Is there a way to enforce specific endianness for a C or C++ struct?

A bit late to the party but with current GCC (tested on 6.2.1 where it works and 4.9.2 where it's not implemented) there is finally a way to declare that a struct should be kept in X-endian byte order.

The following test program:

#include <stdio.h>
#include <stdint.h>

struct __attribute__((packed, scalar_storage_order("big-endian"))) mystruct {
    uint16_t a;
    uint32_t b;
    uint64_t c;
};


int main(int argc, char** argv) {
    struct mystruct bar = {.a = 0xaabb, .b = 0xff0000aa, .c = 0xabcdefaabbccddee};

    FILE *f = fopen("out.bin", "wb");
    size_t written = fwrite(&bar, sizeof(struct mystruct), 1, f);
    fclose(f);
}

creates a file "out.bin" which you can inspect with a hex editor (e.g. hexdump -C out.bin).
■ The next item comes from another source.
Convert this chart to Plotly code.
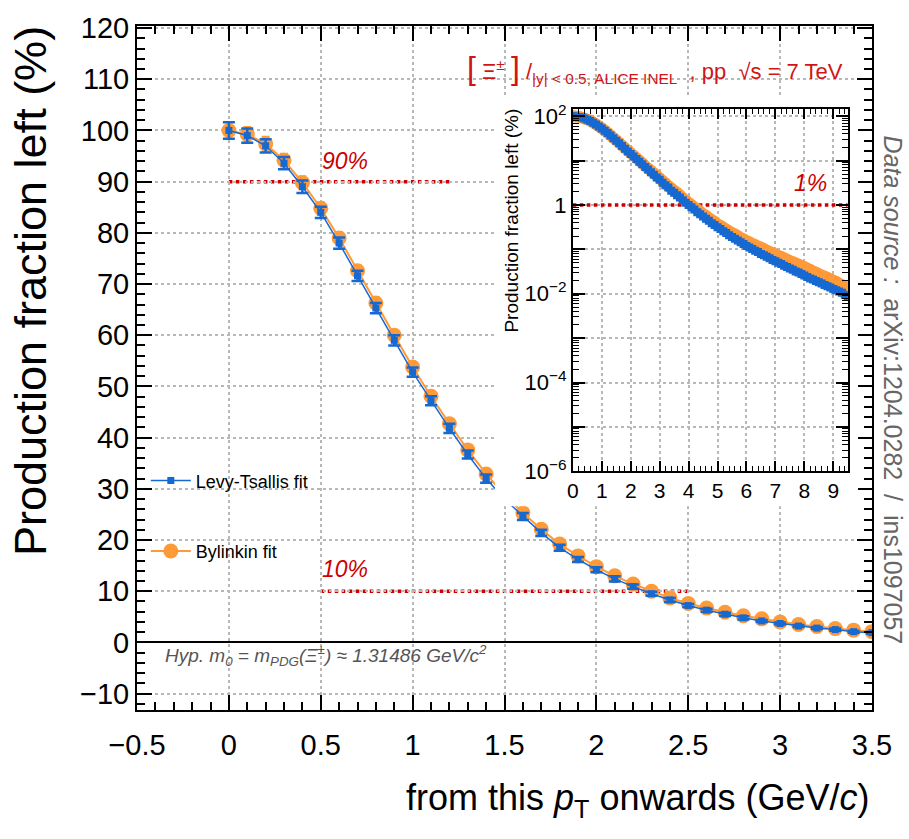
import plotly.graph_objects as go

# ---------------- data ----------------
pt_main = [round(0.1 * i, 1) for i in range(36)]          # 0.0 ... 3.5 GeV/c
levy_main = [100.0, 99.0, 97.0, 93.6, 89.0, 84.0, 78.0, 71.6, 65.3, 59.0,
             52.8, 47.2, 41.8, 36.7, 32.0, 28.0, 24.6, 21.4, 18.5, 16.2,
             14.2, 12.4, 10.9, 9.5, 8.3, 7.2, 6.3, 5.5, 4.8, 4.2,
             3.7, 3.2, 2.8, 2.5, 2.1, 1.9]
levy_err = [1.6, 1.4, 1.3, 1.2, 1.2, 1.1, 1.1, 1.0, 1.0, 1.0,
            0.9, 0.9, 0.9, 0.8, 0.8, 0.7, 0.7, 0.6, 0.6, 0.5,
            0.5, 0.5, 0.4, 0.4, 0.4, 0.3, 0.3, 0.3, 0.3, 0.2,
            0.2, 0.2, 0.2, 0.2, 0.2, 0.2]
bylinkin_main = [100.0, 99.2, 97.4, 94.2, 89.8, 84.8, 79.0, 72.6, 66.3, 60.0,
                 53.8, 48.1, 42.7, 37.6, 32.9, 28.8, 25.3, 22.1, 19.2, 16.9,
                 14.8, 13.0, 11.4, 10.0, 8.7, 7.6, 6.7, 5.9, 5.2, 4.6,
                 4.0, 3.5, 3.1, 2.7, 2.4, 2.1]
bylinkin_err = [1.7, 1.5, 1.4, 1.3, 1.3, 1.2, 1.2, 1.1, 1.1, 1.0,
                1.0, 0.9, 0.9, 0.8, 0.8, 0.7, 0.7, 0.6, 0.6, 0.6,
                0.5, 0.5, 0.5, 0.4, 0.4, 0.4, 0.3, 0.3, 0.3, 0.3,
                0.2, 0.2, 0.2, 0.2, 0.2, 0.2]

pt_tail = [round(3.6 + 0.1 * i, 1) for i in range(60)]    # 3.6 ... 9.5 GeV/c
levy_tail = [1.66, 1.48, 1.29, 1.12, 1.00, 0.89, 0.79, 0.69, 0.62, 0.55,
             0.49, 0.44, 0.39, 0.355, 0.316, 0.288, 0.257, 0.234, 0.209, 0.191,
             0.174, 0.158, 0.145, 0.132, 0.120, 0.110, 0.102, 0.093, 0.087, 0.079,
             0.074, 0.068, 0.063, 0.058, 0.054, 0.050, 0.047, 0.043, 0.040, 0.037,
             0.035, 0.032, 0.030, 0.028, 0.026, 0.024, 0.022, 0.021, 0.0195, 0.0182,
             0.0170, 0.0158, 0.0148, 0.0138, 0.0129, 0.0120, 0.0112, 0.0105, 0.0095, 0.0089]
bylinkin_tail = [1.90, 1.66, 1.45, 1.26, 1.12, 1.00, 0.89, 0.79, 0.71, 0.63,
                 0.575, 0.51, 0.46, 0.42, 0.37, 0.34, 0.31, 0.28, 0.257, 0.234,
                 0.219, 0.200, 0.182, 0.170, 0.155, 0.145, 0.135, 0.126, 0.117, 0.110,
                 0.102, 0.095, 0.089, 0.083, 0.078, 0.072, 0.068, 0.063, 0.059, 0.055,
                 0.052, 0.049, 0.046, 0.043, 0.040, 0.037, 0.035, 0.032, 0.030, 0.028,
                 0.026, 0.0245, 0.023, 0.0214, 0.020, 0.0186, 0.0170, 0.0158, 0.0148, 0.0135]

x_tick_vals = [-0.5, 0, 0.5, 1, 1.5, 2, 2.5, 3, 3.5]
x_tick_text = ["\u22120.5", "0", "0.5", "1", "1.5", "2", "2.5", "3", "3.5"]
y_tick_vals = [-10, 0, 10, 20, 30, 40, 50, 60, 70, 80, 90, 100, 110, 120]
inset_x_ticks = [0, 1, 2, 3, 4, 5, 6, 7, 8, 9]
inset_y_vals = [1e-6, 1e-5, 1e-4, 1e-3, 1e-2, 1e-1, 1, 10, 100]
inset_y_text = ["10<sup>\u22126</sup>", "", "10<sup>\u22124</sup>", "", "10<sup>\u22122</sup>",
                "", "1", "", "10<sup>2</sup>"]

thresholds = [90, 10]            # main-plot reference levels (%)
threshold_spans = [(0, 1.2), (0.5, 2.5)]
inset_threshold = 1              # inset reference level (%)

# ---------------- styles ----------------
FONT = "Liberation Sans, Arial, Helvetica, sans-serif"
BLUE = "#1769d2"
ORANGE = "#ff9a38"
RED = "#cc0000"
GRID = "#b8b8b8"

pt_inset = pt_main + pt_tail
levy_inset = levy_main + levy_tail
bylinkin_inset = bylinkin_main + bylinkin_tail

fig = go.Figure()

# main plot
fig.add_trace(go.Scatter(
    x=pt_main, y=bylinkin_main, name="Bylinkin fit", mode="lines+markers",
    line=dict(color=ORANGE, width=2),
    marker=dict(symbol="circle", size=15, color=ORANGE),
    error_y=dict(type="data", array=bylinkin_err, color=ORANGE, thickness=1.5, width=4),
    legendrank=2, legendgroup="b"))
fig.add_trace(go.Scatter(
    x=pt_main, y=levy_main, name="Levy-Tsallis fit", mode="lines+markers",
    line=dict(color=BLUE, width=1.5),
    marker=dict(symbol="square", size=7, color=BLUE),
    error_y=dict(type="data", array=levy_err, color=BLUE, thickness=2.5, width=6),
    legendrank=1, legendgroup="a"))

# white pad behind the inset (empty subplot, its own background covers the main plot)
fig.add_trace(go.Scatter(x=[None], y=[None], xaxis="x2", yaxis="y2",
                         showlegend=False, hoverinfo="skip"))

# inset
fig.add_trace(go.Scatter(x=[0, 9.5], y=[inset_threshold, inset_threshold],
                         xaxis="x3", yaxis="y3", mode="lines",
                         line=dict(color=RED, width=3.5, dash="dot"),
                         showlegend=False, hoverinfo="skip"))
fig.add_trace(go.Scatter(x=pt_inset, y=bylinkin_inset, xaxis="x3", yaxis="y3",
                         mode="markers", marker=dict(symbol="circle", size=12, color=ORANGE),
                         showlegend=False))
fig.add_trace(go.Scatter(x=pt_inset, y=levy_inset, xaxis="x3", yaxis="y3",
                         mode="markers", marker=dict(symbol="square", size=8, color=BLUE),
                         showlegend=False))

# threshold lines in the main plot
for lvl, (x0, x1) in zip(thresholds, threshold_spans):
    fig.add_shape(type="line", xref="x", yref="y", x0=x0, x1=x1, y0=lvl, y1=lvl,
                  line=dict(color=RED, width=3.5, dash="dot"), layer="below")

axis_common = dict(showline=True, linecolor="black", linewidth=2, mirror="allticks",
                   ticks="inside", tickcolor="black", showgrid=True, gridcolor=GRID,
                   griddash="dot", gridwidth=1.5, zeroline=False)

fig.update_layout(
    width=909, height=839,
    margin=dict(l=137, r=37, t=22, b=129),
    paper_bgcolor="white", plot_bgcolor="white",
    font=dict(family=FONT, color="black"),
    showlegend=True,
    legend=dict(x=0.012, y=0.362, xanchor="left", yanchor="top",
                font=dict(size=18, family=FONT), bgcolor="rgba(0,0,0,0)",
                tracegroupgap=44, itemwidth=40, traceorder="grouped"),
    xaxis=dict(range=[-0.5, 3.5], tickmode="array", tickvals=x_tick_vals, ticktext=x_tick_text,
               ticklen=15, tickwidth=2, tickfont=dict(size=29), ticklabelstandoff=8,
               minor=dict(ticks="inside", dtick=0.1, tick0=0, ticklen=8, tickwidth=1.5,
                          tickcolor="black", showgrid=False),
               **axis_common),
    yaxis=dict(range=[-13.2, 120.4], tickmode="array", tickvals=y_tick_vals,
               ticklen=15, tickwidth=2, tickfont=dict(size=29),
               minor=dict(ticks="inside", dtick=2, tick0=0, ticklen=8, tickwidth=1.5,
                          tickcolor="black", showgrid=False),
               **{**axis_common, "zeroline": True}, zerolinecolor="black", zerolinewidth=1.5),
    xaxis2=dict(domain=[0.487, 0.981], visible=False, range=[0, 1], anchor="y2", fixedrange=True),
    yaxis2=dict(domain=[0.298, 0.898], visible=False, range=[0, 1], anchor="x2", fixedrange=True),
    xaxis3=dict(domain=[0.593, 0.967], anchor="y3", range=[0, 9.5], tickmode="array",
                tickvals=inset_x_ticks, ticklen=10, tickwidth=2, tickfont=dict(size=21),
                minor=dict(ticks="inside", dtick=0.2, tick0=0, ticklen=5, tickwidth=1,
                           tickcolor="black", showgrid=False),
                **axis_common),
    yaxis3=dict(domain=[0.349, 0.879], anchor="x3", type="log", range=[-6, 2.17],
                tickmode="array", tickvals=inset_y_vals, ticktext=inset_y_text,
                ticklen=12, tickwidth=2, tickfont=dict(size=22),
                minor=dict(ticks="inside", dtick="D1", ticklen=6, tickwidth=1,
                           tickcolor="black", showgrid=False),
                **axis_common),
)

ann = []
# y-axis title (top-aligned, ROOT style)
ann.append(dict(text="Production fraction left (%)", xref="paper", yref="paper",
                x=-0.144, y=1.003, xanchor="center", yanchor="top", textangle=-90,
                showarrow=False, font=dict(size=45, family=FONT, color="black")))
# x-axis title (right-aligned)
ann.append(dict(text="from this <i>p</i><sub>T</sub> onwards (GeV/<i>c</i>)", xref="paper",
                yref="paper", x=1.0, y=-0.131, xanchor="right", yanchor="middle",
                showarrow=False, font=dict(size=36, family=FONT, color="black")))
# header
ann.append(dict(text="<span style='font-size:32px'>[</span> \u039E<sup>\u00B1</sup> "
                     "<span style='font-size:32px'>]</span> /<sub>|y| &lt; 0.5, ALICE INEL</sub>"
                     "  , pp  \u221As = 7 TeV",
                xref="paper", yref="paper", x=0.963, y=0.9375, xanchor="right",
                yanchor="middle", showarrow=False,
                font=dict(size=22, family=FONT, color="#d01515")))
# threshold labels
ann.append(dict(text="<i>90%</i>", xref="x", yref="y", x=0.63, y=94.0, showarrow=False,
                font=dict(size=23, family=FONT, color=RED)))
ann.append(dict(text="<i>10%</i>", xref="x", yref="y", x=0.63, y=14.4, showarrow=False,
                font=dict(size=23, family=FONT, color=RED)))
ann.append(dict(text="<i>1%</i>", xref="x3", yref="y3", x=8.2, y=0.5,
                showarrow=False, font=dict(size=23, family=FONT, color=RED)))
# hypothesis mass
ann.append(dict(text="<i>Hyp. m<sub>0</sub> = m<sub>PDG</sub>(\u039E<sup>\u00B1</sup>) \u2248 "
                     "1.31486 GeV/c<sup>2</sup></i>",
                xref="paper", yref="paper", x=0.035, y=0.08, xanchor="left", yanchor="middle",
                showarrow=False, font=dict(size=19, family=FONT, color="#555555")))
# data source
ann.append(dict(text="<i>Data source :</i>  arXiv:1204.0282  /  ins1097057",
                xref="paper", yref="paper", x=1.029, y=0.468, xanchor="center",
                yanchor="middle", textangle=90, showarrow=False,
                font=dict(size=25, family=FONT, color="#666666")))
# inset y title
ann.append(dict(text="Production fraction left (%)", xref="paper", yref="paper",
                x=0.510, y=0.882, xanchor="center", yanchor="top", textangle=-90,
                showarrow=False, font=dict(size=19, family=FONT, color="black")))
fig.update_layout(annotations=ann)

fig.write_html("out.html", config={"displayModeBar": False},
               post_script="document.body.style.margin='0px';")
If the scalar_storage_order attribute is suppported it will contain the expected 0xaabbff0000aaabcdefaabbccddee in this order and without holes. Sadly this is of course very compiler specific.
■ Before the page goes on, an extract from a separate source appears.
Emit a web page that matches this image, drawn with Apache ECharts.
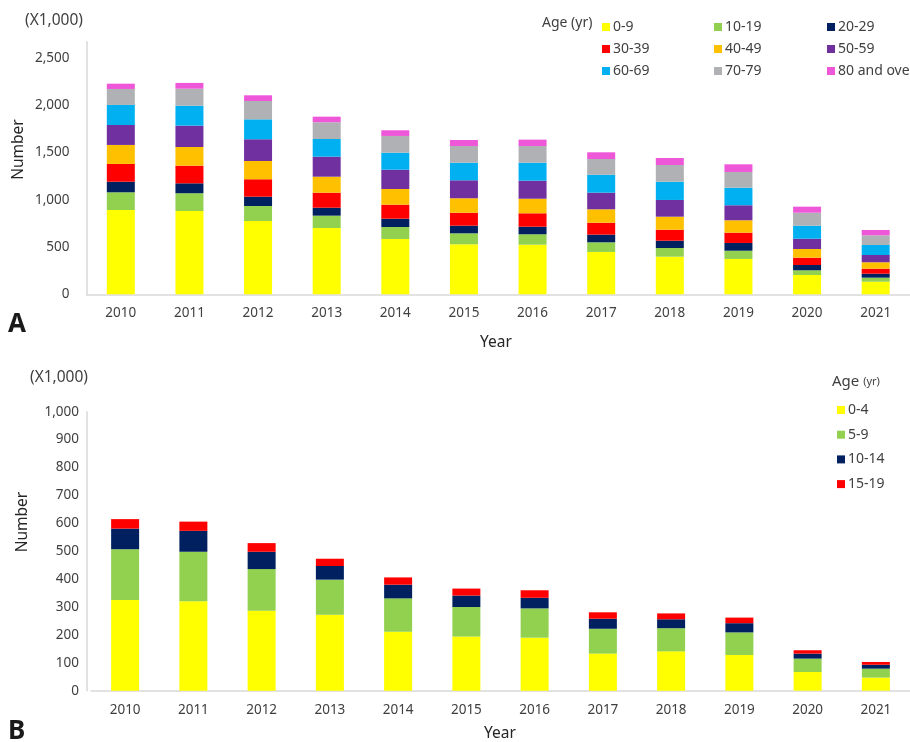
<!DOCTYPE html>
<html>
<head>
<meta charset="utf-8">
<script src="https://cdn.jsdelivr.net/npm/echarts@6/dist/echarts.min.js"></script>
<style>
	html, body { margin: 0; padding: 0; background: #fff; }
	#chart-box { width: 910px; height: 742px; }
</style>
</head>
<body>
<div id="chart-box"></div>
<script>
var years = ["2010", "2011", "2012", "2013", "2014", "2015", "2016", "2017", "2018", "2019", "2020", "2021"];

// panel A, all ages (x1,000)
var ageA = ["0-9", "10-19", "20-29", "30-39", "40-49", "50-59", "60-69", "70-79", "80 and over"];
var a0_9 = [892, 881, 775, 701, 585, 529, 525, 448, 398, 374, 204, 133];
var a10_19 = [187, 188, 159, 131, 127, 116, 110, 102, 92, 87, 50, 43];
var a20_29 = [112, 105, 99, 84, 88, 81, 80, 81, 77, 82, 56, 42];
var a30_39 = [188, 187, 184, 159, 148, 137, 142, 126, 116, 109, 77, 53];
var a40_49 = [201, 197, 193, 169, 166, 153, 154, 142, 138, 131, 92, 68];
var a50_59 = [211, 226, 230, 212, 204, 190, 191, 176, 177, 159, 109, 77];
var a60_69 = [212, 211, 211, 187, 180, 186, 190, 190, 193, 186, 138, 106];
var a70_79 = [169, 180, 194, 177, 177, 177, 177, 166, 177, 166, 137, 102];
var a80 = [56, 61, 60, 59, 60, 63, 67, 71, 74, 81, 64, 56];

// panel B, under 20 (x1,000)
var ageB = ["0-4", "5-9", "10-14", "15-19"];
var b0_4 = [325, 321, 287, 272, 211, 194, 190, 133, 141, 128, 67, 47];
var b5_9 = [182, 177, 149, 126, 120, 106, 105, 89, 83, 81, 48, 32];
var b10_14 = [74, 75, 62, 49, 49, 41, 38, 36, 32, 33, 18, 14];
var b15_19 = [34, 33, 31, 26, 26, 25, 27, 23, 21, 20, 12, 10];

var colorsA = ["#FFFF00", "#92D050", "#002060", "#FF0000", "#FFC000", "#7030A0", "#00B0F0", "#B0B1B4", "#EE57D8"];
var colorsB = ["#FFFF00", "#92D050", "#002060", "#FF0000"];

var font = "'Noto Sans', 'Open Sans', sans-serif";
var labelColor = "#404040";
var lineColor = "#D9D9D9";

var chart = echarts.init(document.getElementById("chart-box"));

var dataA = [a0_9, a10_19, a20_29, a30_39, a40_49, a50_59, a60_69, a70_79, a80];
var dataB = [b0_4, b5_9, b10_14, b15_19];

var series = [];
ageA.forEach(function (name, i) {
	series.push({
		name: name,
		type: "bar",
		stack: "A",
		xAxisIndex: 0,
		yAxisIndex: 0,
		barWidth: 28,
		itemStyle: { color: colorsA[i] },
		data: dataA[i]
	});
});
ageB.forEach(function (name, i) {
	series.push({
		name: name,
		type: "bar",
		stack: "B",
		xAxisIndex: 1,
		yAxisIndex: 1,
		barWidth: 28,
		itemStyle: { color: colorsB[i] },
		data: dataB[i]
	});
});

function legendColumn(names, left, top, gap) {
	return {
		orient: "vertical",
		left: left,
		top: top,
		padding: 0,
		itemWidth: 8,
		itemHeight: 8,
		itemGap: gap,
		icon: "rect",
		selectedMode: false,
		data: names,
		textStyle: {
			fontFamily: font,
			fontSize: 14,
			color: labelColor,
			padding: [0, 0, 0, -2]
		}
	};
}

function text(x, y, str, size, opts) {
	opts = opts || {};
	return {
		type: "text",
		x: x,
		y: y,
		rotation: opts.rotation || 0,
		style: {
			text: str,
			font: (opts.weight || "normal") + " " + size + "px " + font,
			fill: opts.color || labelColor,
			align: opts.align || "center",
			verticalAlign: "middle",
			rich: opts.rich
		}
	};
}

var option = {
	animation: false,
	textStyle: { fontFamily: font },
	grid: [
		{ left: 86.5, right: -6, top: 41.7, bottom: 447.7 },
		{ left: 91, right: -7, top: 411.7, bottom: 51.3 }
	],
	legend: [
		legendColumn(["0-9", "30-39", "60-69"], 602, 20, 8),
		legendColumn(["10-19", "40-49", "70-79"], 714, 20, 8),
		legendColumn(["20-29", "50-59", "80 and over"], 827, 20, 8),
		legendColumn(ageB, 837, 403, 10.7)
	],
	xAxis: [0, 1].map(function (i) {
		return {
			type: "category",
			gridIndex: i,
			data: years,
			axisLine: { lineStyle: { color: lineColor, width: 1.5 } },
			axisTick: { show: false },
			axisLabel: { color: labelColor, fontSize: 13.5, margin: 12 }
		};
	}),
	yAxis: [
		{
			type: "value",
			gridIndex: 0,
			min: 0,
			max: 2672,
			interval: 500,
			axisLine: { show: true, lineStyle: { color: lineColor, width: 1.5 } },
			axisTick: { show: false },
			splitLine: { show: false },
			axisLabel: {
				color: labelColor,
				fontSize: 13.5,
				margin: 17,
				showMaxLabel: false,
				formatter: function (v) {
					return v.toLocaleString("en-US");
				}
			}
		},
		{
			type: "value",
			gridIndex: 1,
			min: 0,
			max: 1000,
			interval: 100,
			offset: 4,
			axisLine: { show: true, lineStyle: { color: lineColor, width: 1.5 } },
			axisTick: { show: false },
			splitLine: { show: false },
			axisLabel: {
				color: labelColor,
				fontSize: 13.5,
				margin: 8,
				formatter: function (v) {
					return v.toLocaleString("en-US");
				}
			}
		}
	],
	graphic: [
		text(54, 20.7, "(X1,000)", 15.5),
		text(18.3, 149.5, "Number", 15.5, { rotation: Math.PI / 2, color: "#262626" }),
		text(496, 343, "Year", 15.5, { color: "#262626" }),
		text(8, 324.5, "A", 26, { align: "left", weight: "bold", color: "#1a1a1a" }),
		text(542, 22.7, "Age (yr)", 14, { align: "left" }),

		text(59, 378, "(X1,000)", 15.5),
		text(22.7, 522, "Number", 15.5, { rotation: Math.PI / 2, color: "#262626" }),
		text(500, 734, "Year", 15.5, { color: "#262626" }),
		text(8, 731.5, "B", 26, { align: "left", weight: "bold", color: "#1a1a1a" }),
		text(832, 381.7, "{a|Age} {b|(yr)}", 15, {
			align: "left",
			rich: {
				a: { fontSize: 15, fontFamily: font, fill: labelColor, color: labelColor },
				b: { fontSize: 11, fontFamily: font, fill: labelColor, color: labelColor }
			}
		})
	],
	series: series
};

chart.setOption(option);
</script>
</body>
</html>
The way I usually handle this is like so:

#include <arpa/inet.h> // for ntohs() etc.
#include <stdint.h>

class be_uint16_t {
public:
        be_uint16_t() : be_val_(0) {
        }
        // Transparently cast from uint16_t
        be_uint16_t(const uint16_t &val) : be_val_(htons(val)) {
        }
        // Transparently cast to uint16_t
        operator uint16_t() const {
                return ntohs(be_val_);
        }
private:
        uint16_t be_val_;
} __attribute__((packed));

Similarly for be_uint32_t.

Then you can define your struct like this:

struct be_fixed64_t {
    be_uint32_t int_part;
    be_uint32_t frac_part;
} __attribute__((packed));

The point is that the compiler will almost certainly lay out the fields in the order you write them, so all you are really worried about is big-endian integers. The be_uint16_t object is a class that knows how to convert itself transparently between big-endian and machine-endian as required. Like this:

be_uint16_t x = 12;
x = x + 1; // Yes, this actually works
write(fd, &x, sizeof(x)); // writes 13 to file in big-endian form

In fact, if you compile that snippet with any reasonably good C++ compiler, you should find it emits a big-endian "13" as a constant.
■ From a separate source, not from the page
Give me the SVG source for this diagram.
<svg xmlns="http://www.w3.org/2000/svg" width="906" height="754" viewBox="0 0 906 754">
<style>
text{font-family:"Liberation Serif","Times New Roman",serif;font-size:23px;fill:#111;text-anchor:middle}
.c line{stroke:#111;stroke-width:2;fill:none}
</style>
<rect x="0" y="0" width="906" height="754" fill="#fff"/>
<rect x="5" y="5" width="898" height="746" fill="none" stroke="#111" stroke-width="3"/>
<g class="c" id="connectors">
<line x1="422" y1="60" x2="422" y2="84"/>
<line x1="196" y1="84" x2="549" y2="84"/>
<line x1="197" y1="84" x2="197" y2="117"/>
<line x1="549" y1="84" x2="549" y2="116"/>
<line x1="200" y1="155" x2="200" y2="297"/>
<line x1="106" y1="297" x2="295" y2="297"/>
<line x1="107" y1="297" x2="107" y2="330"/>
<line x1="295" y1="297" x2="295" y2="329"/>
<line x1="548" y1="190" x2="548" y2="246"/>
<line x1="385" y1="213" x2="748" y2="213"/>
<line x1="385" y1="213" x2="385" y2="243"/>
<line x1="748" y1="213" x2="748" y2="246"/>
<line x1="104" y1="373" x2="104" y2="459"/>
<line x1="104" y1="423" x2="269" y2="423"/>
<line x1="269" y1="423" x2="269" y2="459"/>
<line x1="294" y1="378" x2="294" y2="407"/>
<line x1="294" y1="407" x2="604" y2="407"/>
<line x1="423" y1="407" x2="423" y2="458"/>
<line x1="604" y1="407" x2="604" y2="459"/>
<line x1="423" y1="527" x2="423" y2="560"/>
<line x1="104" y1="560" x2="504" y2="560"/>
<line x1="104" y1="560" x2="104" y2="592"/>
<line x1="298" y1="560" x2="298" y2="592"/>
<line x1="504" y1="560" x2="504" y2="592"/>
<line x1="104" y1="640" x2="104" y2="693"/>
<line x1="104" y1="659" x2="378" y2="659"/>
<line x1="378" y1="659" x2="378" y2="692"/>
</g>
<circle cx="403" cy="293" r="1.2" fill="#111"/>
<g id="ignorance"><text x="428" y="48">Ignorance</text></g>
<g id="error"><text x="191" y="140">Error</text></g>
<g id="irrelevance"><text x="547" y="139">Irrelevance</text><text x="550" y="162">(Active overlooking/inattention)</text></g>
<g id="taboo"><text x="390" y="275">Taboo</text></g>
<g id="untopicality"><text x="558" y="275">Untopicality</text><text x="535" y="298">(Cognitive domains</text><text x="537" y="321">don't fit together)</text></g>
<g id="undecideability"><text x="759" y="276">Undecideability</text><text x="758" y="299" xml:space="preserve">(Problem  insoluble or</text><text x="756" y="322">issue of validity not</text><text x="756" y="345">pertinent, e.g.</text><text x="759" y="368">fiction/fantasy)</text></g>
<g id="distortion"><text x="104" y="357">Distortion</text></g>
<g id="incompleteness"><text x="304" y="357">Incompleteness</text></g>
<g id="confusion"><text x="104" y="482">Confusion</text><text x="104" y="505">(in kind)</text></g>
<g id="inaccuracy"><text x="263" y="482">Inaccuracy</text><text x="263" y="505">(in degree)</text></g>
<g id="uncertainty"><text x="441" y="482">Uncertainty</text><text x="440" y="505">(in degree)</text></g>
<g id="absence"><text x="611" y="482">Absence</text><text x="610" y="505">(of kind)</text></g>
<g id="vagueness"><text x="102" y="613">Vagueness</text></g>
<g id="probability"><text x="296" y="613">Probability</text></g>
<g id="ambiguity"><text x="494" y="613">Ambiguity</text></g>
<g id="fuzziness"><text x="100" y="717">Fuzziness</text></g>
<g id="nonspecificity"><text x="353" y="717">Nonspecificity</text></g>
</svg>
With these objects, the in-memory representation is big-endian. So you can create arrays of them, put them in structures, etc. But when you go to operate on them, they magically cast to machine-endian. This is typically a single instruction on x86, so it is very efficient. There are a few contexts where you have to cast by hand:

be_uint16_t x = 37;
printf("x == %u\n", (unsigned)x); // Fails to compile without the cast

...but for most code, you can just use them as if they were built-in types.